Data separation is very very important, you don't want to end up showing a piece of data to some tenant that belongs to other tenant. every query must have a WHERE TenandId = ... in it and you should be able to verify/enforce this during dev.
Extensibility of the schema is something that solutions 1 and 3 may give you, but you can go around it by designing a way to extend the fields that are associated with the documents/tables in your domain that make sense (ie. Metadata for tables as the msdn article mentions)
What about solutions that provide an out of the box architecture like Apprenda's SaaSGrid? They let you make database decisions at deploy and maintenance time and not at design time. It seems they actively transform and manage the data layer, as well as provide an upgrade engine.
I've similar case, but my solution is take both advantage.
Where data and how data being placed is the question from tenant. Being a tenant of course I don't want my data to be shared, I want my data isolated, secure and I can get at anytime I want.
Certain data it possibly share eg: company list.
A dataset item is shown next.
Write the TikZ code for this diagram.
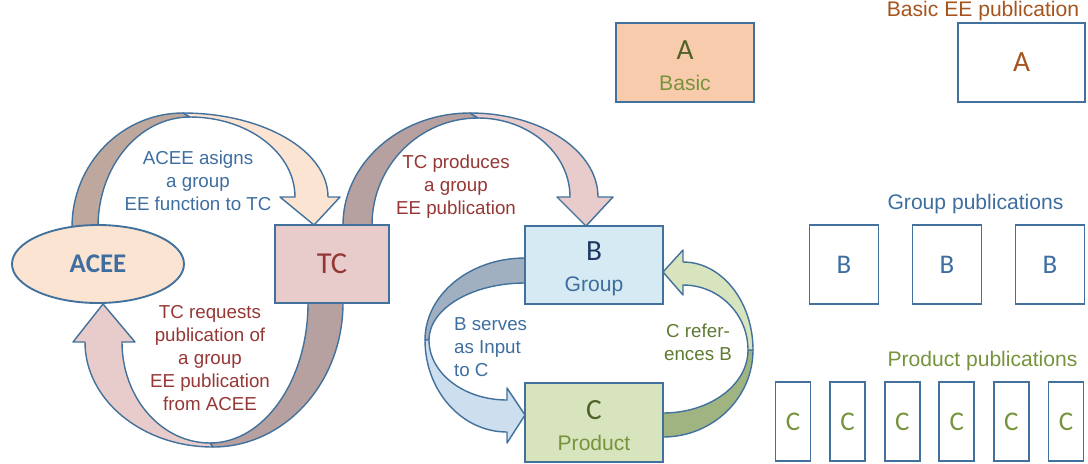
\documentclass[tikz,border=0pt]{standalone}
\usepackage{fontspec}
\setmainfont{Liberation Sans}
\newfontfamily\calib{Carlito}
\usetikzlibrary{shapes.geometric}

\definecolor{edgeblue}{RGB}{65,113,156}
\definecolor{textblue}{RGB}{62,110,160}
\definecolor{navy}{RGB}{31,56,100}
\definecolor{dkred}{RGB}{149,55,53}
\definecolor{dkgreen}{RGB}{79,98,40}
\definecolor{midgreen}{RGB}{119,147,60}
\definecolor{refgreen}{RGB}{95,122,50}
\definecolor{brown}{RGB}{166,84,30}
\definecolor{peach}{RGB}{252,228,210}
\definecolor{peachdk}{RGB}{190,168,158}
\definecolor{tcpink}{RGB}{232,203,203}
\definecolor{mauvedk}{RGB}{183,160,160}
\definecolor{orangefill}{RGB}{248,203,173}
\definecolor{bluefill}{RGB}{213,234,242}
\definecolor{bluelt}{RGB}{205,222,238}
\definecolor{bluedk}{RGB}{160,176,192}
\definecolor{greenfill}{RGB}{215,228,189}
\definecolor{greendk}{RGB}{160,180,130}

\def\pxu{0.03cm}
\newcommand{\letterfont}{\calib\fontsize{25}{26.5}\selectfont\rule{0pt}{22pt}}

\begin{document}
\begin{tikzpicture}[x=0.03cm, y=0.03cm,
    box/.style={draw=edgeblue, line width=1.6pt, inner sep=0pt, align=center,
      font=\fontsize{18}{26.5}\selectfont},
    pubbox/.style={box, fill=white, minimum height=79*\pxu},
    band/.style={draw=edgeblue, line width=1.2pt, line join=round},
    lbl/.style={font=\fontsize{16}{19.6}\selectfont, align=center},
    title/.style={font=\fontsize{18}{20}\selectfont}]

  \useasboundingbox (0,0) rectangle (1088,-463);

  % ACEE -> TC
  \draw[band, fill=peachdk] (72,-240) -- (72,-227) arc[start angle=180, end angle=90, x radius=111, y radius=114]
    -- (190,-117) arc[start angle=90, end angle=180, x radius=92, y radius=110] -- (98,-240) -- cycle;
  \draw[band, fill=peach] (183,-113) arc[start angle=90, end angle=0, x radius=145, y radius=84]
    -- (340,-197) -- (314,-225) -- (280,-197) -- (295,-197)
    arc[start angle=0, end angle=90, x radius=105, y radius=80] -- cycle;

  % TC -> B
  \draw[band, fill=mauvedk] (343,-235) -- (343,-225) arc[start angle=180, end angle=90, x radius=127, y radius=112]
    -- (478,-118) arc[start angle=90, end angle=180, x radius=106, y radius=107] -- (372,-235) -- cycle;
  \draw[band, fill=tcpink] (470,-113) arc[start angle=90, end angle=0, x radius=128, y radius=84]
    -- (613,-197) -- (586,-226) -- (557,-197) -- (570,-197)
    arc[start angle=0, end angle=90, x radius=92, y radius=79] -- cycle;

  % TC -> ACEE
  \draw[band, fill=mauvedk] (343,-295) -- (343,-303) arc[start angle=0, end angle=-90, x radius=130, y radius=144]
    -- (210,-443) arc[start angle=270, end angle=360, x radius=98, y radius=140] -- (308,-295) -- cycle;
  \draw[band, fill=tcpink] (213,-447) arc[start angle=-90, end angle=-180, x radius=128, y radius=105]
    -- (73,-342) -- (103,-304) -- (135,-342) -- (122,-342)
    arc[start angle=180, end angle=270, x radius=88, y radius=101] -- cycle;

  % B -> C
  \draw[band, fill=bluedk] (535,-258) -- (525,-258) arc[start angle=90, end angle=180, x radius=100, y radius=82]
    -- (429,-340) arc[start angle=180, end angle=90, x radius=96, y radius=57] -- (535,-283) -- cycle;
  \draw[band, fill=bluelt] (425,-340) arc[start angle=180, end angle=270, x radius=82, y radius=92]
    -- (507,-443) -- (525,-415) -- (507,-388) -- (507,-400)
    arc[start angle=270, end angle=180, x radius=78, y radius=60] -- cycle;

  % C -> B
  \draw[band, fill=greendk] (653,-437) -- (663,-437) arc[start angle=-90, end angle=0, x radius=90, y radius=87]
    -- (748,-350) arc[start angle=0, end angle=-90, x radius=85, y radius=63] -- (653,-413) -- cycle;
  \draw[band, fill=greenfill] (753,-350) arc[start angle=0, end angle=90, x radius=70, y radius=88]
    -- (683,-250) -- (663,-272) -- (683,-295) -- (683,-285)
    arc[start angle=90, end angle=0, x radius=65, y radius=65] -- cycle;

  % main nodes
  \node[box, ellipse, fill=peach, minimum width=172*\pxu, minimum height=78*\pxu, text=textblue,
    font=\calib\bfseries\fontsize{23}{26}\selectfont] (acee) at (98,-264) {ACEE};
  \node[box, fill=tcpink, minimum width=114*\pxu, minimum height=78*\pxu, text=dkred,
    font=\calib\fontsize{26}{28}\selectfont] (tc) at (332,-264) {TC};
  \node[box, fill=orangefill, minimum width=138*\pxu, minimum height=79*\pxu] (basic) at (685,-62.5)
    {{\letterfont\color{dkgreen}A}\\\color{midgreen}Basic};
  \node[box, fill=bluefill, minimum width=138*\pxu, minimum height=78*\pxu] (group) at (594,-265)
    {{\letterfont\color{navy}B}\\\color{textblue}Group};
  \node[box, fill=greenfill, minimum width=138*\pxu, minimum height=79*\pxu] (product) at (594,-422.5)
    {{\letterfont\color{dkgreen}C}\\\color{midgreen}Product};

  % arrow labels
  \node[lbl, text=textblue] (assign) at (198,-181) {ACEE asigns\\a group\\EE function to TC};
  \node[lbl, text=dkred] (request) at (210,-358) {TC requests\\publication of\\a group\\EE publication\\from ACEE};
  \node[lbl, text=dkred] (produce) at (456,-187) {TC produces\\a group\\EE publication};
  \node[lbl, text=textblue, align=left, anchor=west] (serve) at (450,-347) {B serves\\as Input\\to C};
  \node[lbl, text=refgreen] (refer) at (698,-342) {C refer-\\ences B};

  % publications
  \node[title, text=brown] (basictitle) at (983,-11) {Basic EE publication};
  \node[pubbox, minimum width=127*\pxu, text=brown, font=\calib\fontsize{25}{26}\selectfont] (pubA) at (1021.5,-62.5) {A};

  \node[title, text=textblue] (grouptitle) at (975.5,-204) {Group publications};
  \foreach \x [count=\i] in {844,947,1050}
    \node[pubbox, minimum width=69*\pxu, text=textblue, font=\calib\fontsize{23}{24}\selectfont] (pubB\i) at (\x,-264.5) {B};

  \node[title, text=midgreen] (prodtitle) at (982.5,-361) {Product publications};
  \foreach \i in {0,...,5}
    \node[pubbox, minimum width=35*\pxu, text=midgreen, font=\calib\fontsize{23}{24}\selectfont] (pubC\i) at (793+54.6*\i,-421.5) {C};
\end{tikzpicture}
\end{document}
So database should be global and tenant database, just make sure to locked in operation tenant database schema, and procedure to update all tenant database at once.
Anyway SaaS model everything delivered as server / web service, so no matter where the database should come to client as service, then only render by client GUI.
Thanks
Existing answers are good. You should look deeply into the issue of upgrading and managing multiple databases. Without knowing the specific app, it might turn out easier to have multiple databases and not have to pay the extra cost of tracking the TenantID. This might not end up being the right decision, but you should certainly be wary of the dev cost of data sharing.